Rep. Doug LaMalfa (R-Richvale) received millions in earmarks, including $4 million to expand broadband in Plumas and Sierra counties. He also got $1 million for a fire-suppression system in Nevada County. Yet he voted against the portion of the bill that contained that funding.
LaMalfa said he supported “many individual pieces” of the legislation, but criticized House leaders for giving lawmakers less than a day to read the 2,741-page measure. He was also worried about the overall price tag.
Rep. Jay Obernolte (R-Big Bear Lake) similarly secured millions in earmarks, including money to improve the streets in the cities of Highland and Hesperia, but voted against that portion of the legislation.
The bill “increases spending over previous years at a time when our national debt is already over $30 trillion, which is $90,000 per American ... without including any measures to reduce the national debt,” he said in an explanation of his opposition.
It wasn’t just Republicans who voted against portions of the bill containing their pork spending.
Rep. Barbara Lee (D-Oakland) pushed for $1.5 million for a seawall in the city of Alameda and $500,000 for the Youth Alive violence prevention program.

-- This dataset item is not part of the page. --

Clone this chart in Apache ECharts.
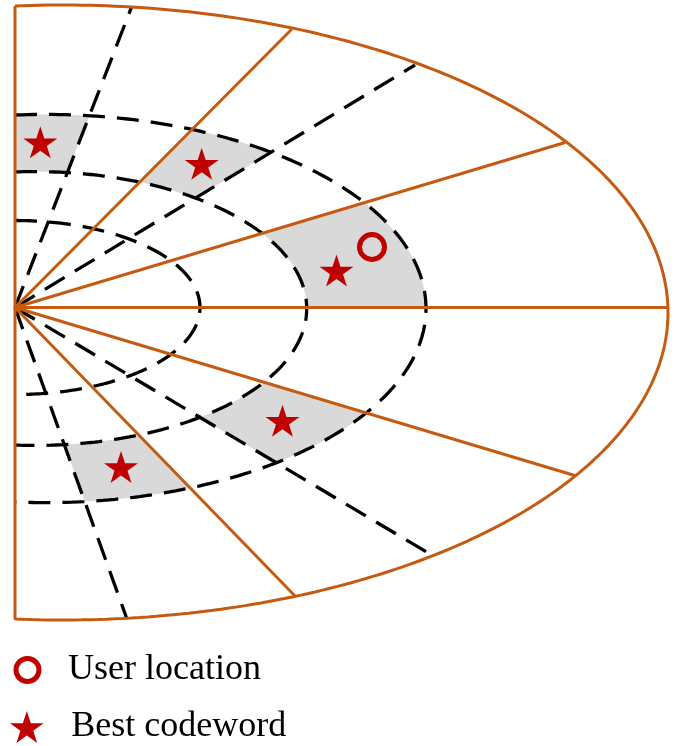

But she voted against that part of the bill, which also covered defense spending.
Lee had advocated for the earmarks as a member of the committee that crafts spending bills. But as a longtime antiwar advocate, she has historically opposed defense spending bills. It was “unfortunate procedural circumstances” that led defense spending to be combined with earmarks that she supported, an aide said.
Not all lawmakers included earmarks in the bill.
Several Republicans did not request any earmarks. They included California Reps. Darrell Issa of Bonsall and Tom McClintock of Elk Grove and Minority Leader Kevin McCarthy of Bakersfield.
When Democrats brought back the practice last year, they implemented new rules to reduce the chances of requests being used in corrupt ways.
Lawmakers keenly remember the scandal involving former Rep. Randy “Duke” Cunningham (R-Rancho Santa Fe), who resigned after pleading guilty in 2005 to receiving $2.4 million in bribes from defense contractors in exchange for including earmarks in legislation. And former House Appropriations Committee Chairman John P. Murtha (D-Pa.) was under investigation for using his post to steer earmarks to his brother’s lobbying firm, the Washington Post reported after the lawmaker died in 2010.
Under the new rules, lawmakers must publicly disclose their requests and certify that they and their families do not have any financial interest in them; and for-profit entities can no longer receive funding from earmarks.
Only one House Democrat, Rep. Katie Porter of Irvine, did not seek to include earmarks in the bill, saying they invite corruption and wasteful backroom deals.
“Pork-barrel spending should remain banned,” Porter wrote in a Wall Street Journal opinion piece last year.